* [Requirement] Give the listing again exactly, omitting its images.

======== Data block ========

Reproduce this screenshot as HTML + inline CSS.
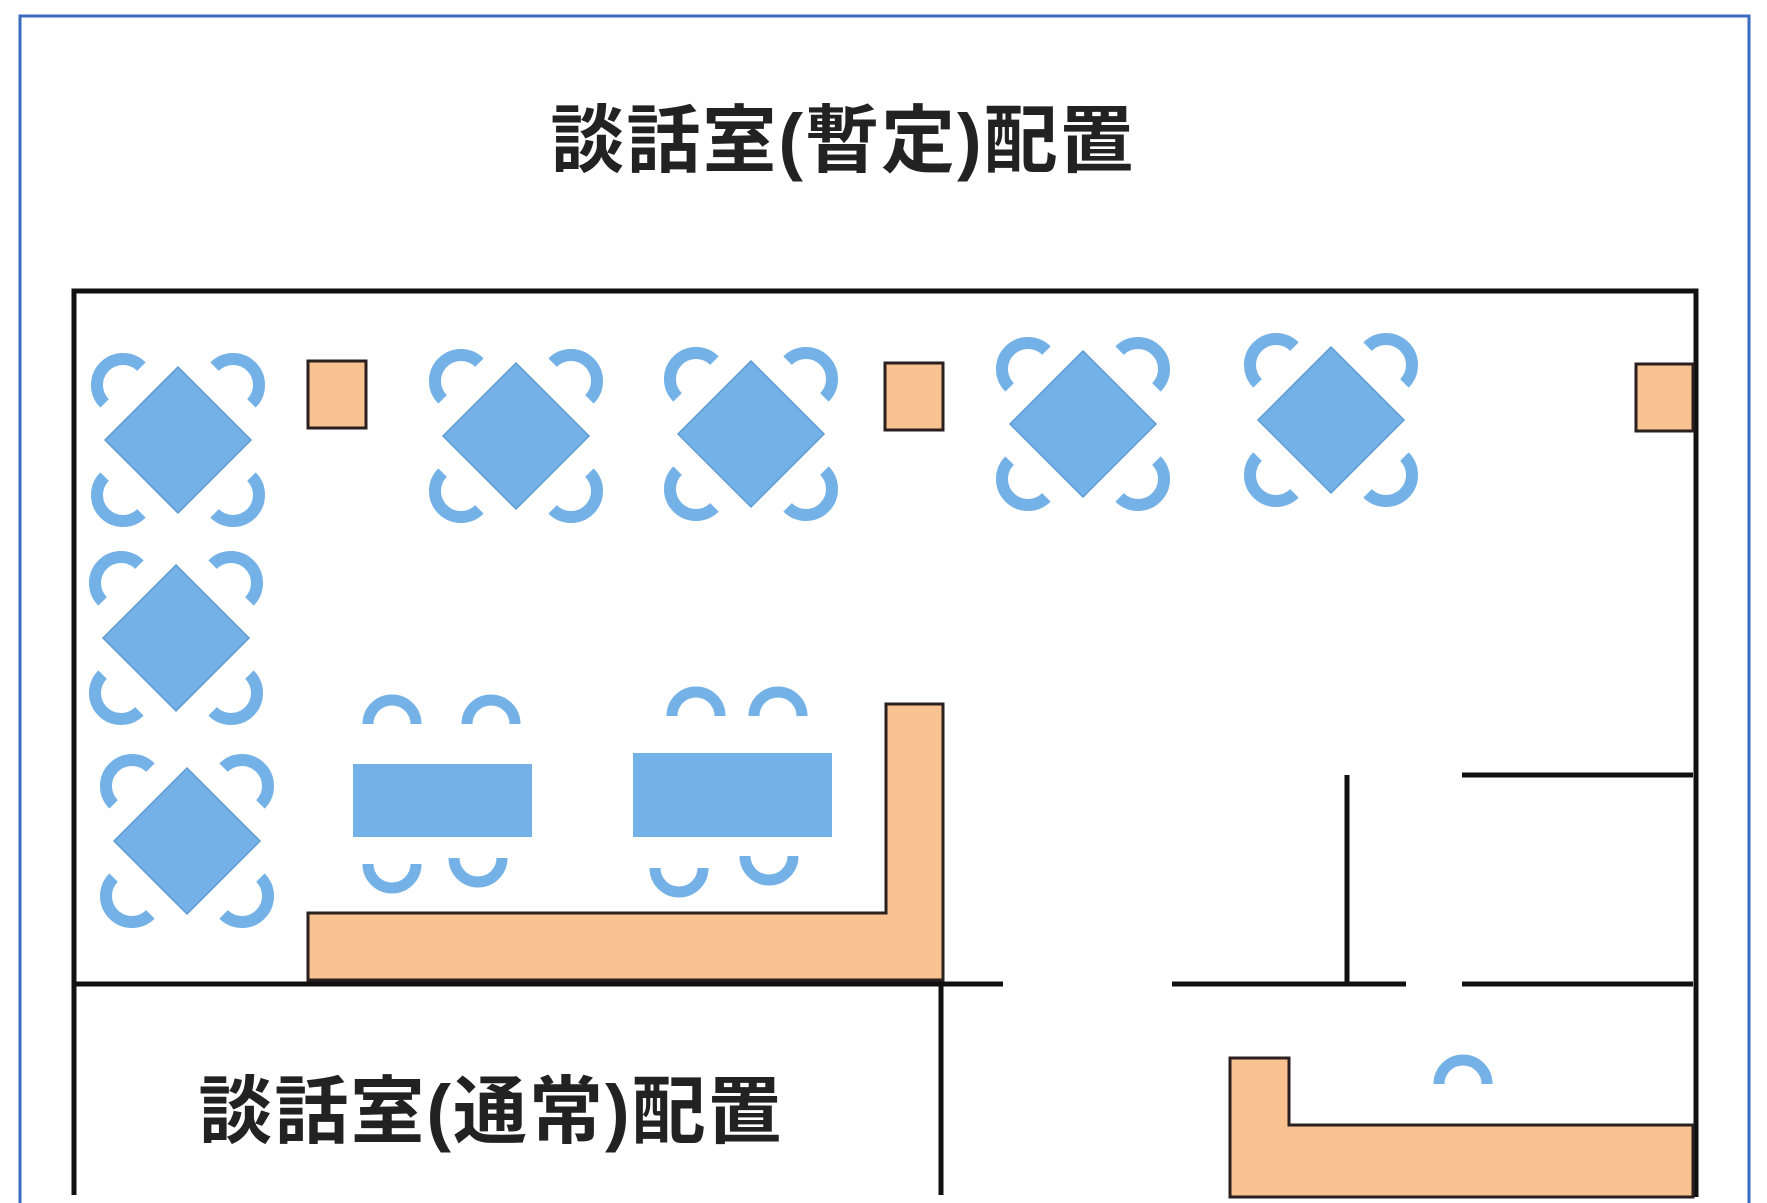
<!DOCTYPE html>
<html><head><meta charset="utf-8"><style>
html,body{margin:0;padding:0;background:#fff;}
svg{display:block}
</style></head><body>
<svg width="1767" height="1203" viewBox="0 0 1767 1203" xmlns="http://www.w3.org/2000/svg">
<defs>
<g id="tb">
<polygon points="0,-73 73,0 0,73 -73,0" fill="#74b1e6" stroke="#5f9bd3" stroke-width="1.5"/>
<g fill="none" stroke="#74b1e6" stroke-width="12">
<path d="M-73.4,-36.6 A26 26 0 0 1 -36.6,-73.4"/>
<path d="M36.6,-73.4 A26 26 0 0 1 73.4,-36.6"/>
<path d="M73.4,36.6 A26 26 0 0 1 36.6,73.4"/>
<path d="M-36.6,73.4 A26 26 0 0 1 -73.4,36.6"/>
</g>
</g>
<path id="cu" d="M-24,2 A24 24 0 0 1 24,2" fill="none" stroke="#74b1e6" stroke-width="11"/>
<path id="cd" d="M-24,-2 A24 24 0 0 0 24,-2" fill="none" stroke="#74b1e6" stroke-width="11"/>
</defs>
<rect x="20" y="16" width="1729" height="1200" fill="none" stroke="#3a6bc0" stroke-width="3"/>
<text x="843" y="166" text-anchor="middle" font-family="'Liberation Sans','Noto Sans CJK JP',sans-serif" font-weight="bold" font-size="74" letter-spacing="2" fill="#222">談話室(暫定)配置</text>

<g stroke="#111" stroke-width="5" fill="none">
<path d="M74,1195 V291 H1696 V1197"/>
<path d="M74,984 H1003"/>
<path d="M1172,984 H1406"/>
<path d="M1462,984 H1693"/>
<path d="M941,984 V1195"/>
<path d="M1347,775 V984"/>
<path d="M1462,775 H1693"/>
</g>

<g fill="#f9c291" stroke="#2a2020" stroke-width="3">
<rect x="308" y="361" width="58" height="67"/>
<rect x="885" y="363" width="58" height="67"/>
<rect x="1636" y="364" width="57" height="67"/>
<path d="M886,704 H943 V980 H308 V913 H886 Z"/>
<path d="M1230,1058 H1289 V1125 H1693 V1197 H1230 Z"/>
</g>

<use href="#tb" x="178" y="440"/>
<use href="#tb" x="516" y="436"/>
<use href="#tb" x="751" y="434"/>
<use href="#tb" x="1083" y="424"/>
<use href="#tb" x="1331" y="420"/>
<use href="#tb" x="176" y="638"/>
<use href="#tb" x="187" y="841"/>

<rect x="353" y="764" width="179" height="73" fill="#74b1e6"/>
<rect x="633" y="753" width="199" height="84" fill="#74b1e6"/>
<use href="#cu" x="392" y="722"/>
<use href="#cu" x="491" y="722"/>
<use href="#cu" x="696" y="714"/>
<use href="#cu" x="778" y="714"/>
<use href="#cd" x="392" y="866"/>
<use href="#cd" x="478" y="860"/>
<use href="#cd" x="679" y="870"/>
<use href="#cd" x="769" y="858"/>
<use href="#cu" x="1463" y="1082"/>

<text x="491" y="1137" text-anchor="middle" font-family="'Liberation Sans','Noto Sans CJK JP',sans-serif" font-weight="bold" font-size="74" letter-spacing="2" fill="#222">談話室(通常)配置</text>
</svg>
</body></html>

========

* [Solution to this problem]
Reproduce this screenshot as HTML + inline CSS.
<!DOCTYPE html>
<html><head><meta charset="utf-8"><style>
html,body{margin:0;padding:0;background:#fff;}
svg{display:block}
</style></head><body>
<svg width="1767" height="1203" viewBox="0 0 1767 1203" xmlns="http://www.w3.org/2000/svg">
<defs>
<g id="tb">
<polygon points="0,-73 73,0 0,73 -73,0" fill="#74b1e6" stroke="#5f9bd3" stroke-width="1.5"/>
<g fill="none" stroke="#74b1e6" stroke-width="12">
<path d="M-73.4,-36.6 A26 26 0 0 1 -36.6,-73.4"/>
<path d="M36.6,-73.4 A26 26 0 0 1 73.4,-36.6"/>
<path d="M73.4,36.6 A26 26 0 0 1 36.6,73.4"/>
<path d="M-36.6,73.4 A26 26 0 0 1 -73.4,36.6"/>
</g>
</g>
<path id="cu" d="M-24,2 A24 24 0 0 1 24,2" fill="none" stroke="#74b1e6" stroke-width="11"/>
<path id="cd" d="M-24,-2 A24 24 0 0 0 24,-2" fill="none" stroke="#74b1e6" stroke-width="11"/>
</defs>
<rect x="20" y="16" width="1729" height="1200" fill="none" stroke="#3a6bc0" stroke-width="3"/>
<text x="843" y="166" text-anchor="middle" font-family="'Liberation Sans','Noto Sans CJK JP',sans-serif" font-weight="bold" font-size="74" letter-spacing="2" fill="#222">談話室(暫定)配置</text>

<g stroke="#111" stroke-width="5" fill="none">
<path d="M74,1195 V291 H1696 V1197"/>
<path d="M74,984 H1003"/>
<path d="M1172,984 H1406"/>
<path d="M1462,984 H1693"/>
<path d="M941,984 V1195"/>
<path d="M1347,775 V984"/>
<path d="M1462,775 H1693"/>
</g>

<g fill="#f9c291" stroke="#2a2020" stroke-width="3">
<rect x="308" y="361" width="58" height="67"/>
<rect x="885" y="363" width="58" height="67"/>
<rect x="1636" y="364" width="57" height="67"/>
<path d="M886,704 H943 V980 H308 V913 H886 Z"/>
<path d="M1230,1058 H1289 V1125 H1693 V1197 H1230 Z"/>
</g>

<use href="#tb" x="178" y="440"/>
<use href="#tb" x="516" y="436"/>
<use href="#tb" x="751" y="434"/>
<use href="#tb" x="1083" y="424"/>
<use href="#tb" x="1331" y="420"/>
<use href="#tb" x="176" y="638"/>
<use href="#tb" x="187" y="841"/>

<rect x="353" y="764" width="179" height="73" fill="#74b1e6"/>
<rect x="633" y="753" width="199" height="84" fill="#74b1e6"/>
<use href="#cu" x="392" y="722"/>
<use href="#cu" x="491" y="722"/>
<use href="#cu" x="696" y="714"/>
<use href="#cu" x="778" y="714"/>
<use href="#cd" x="392" y="866"/>
<use href="#cd" x="478" y="860"/>
<use href="#cd" x="679" y="870"/>
<use href="#cd" x="769" y="858"/>
<use href="#cu" x="1463" y="1082"/>

<text x="491" y="1137" text-anchor="middle" font-family="'Liberation Sans','Noto Sans CJK JP',sans-serif" font-weight="bold" font-size="74" letter-spacing="2" fill="#222">談話室(通常)配置</text>
</svg>
</body></html>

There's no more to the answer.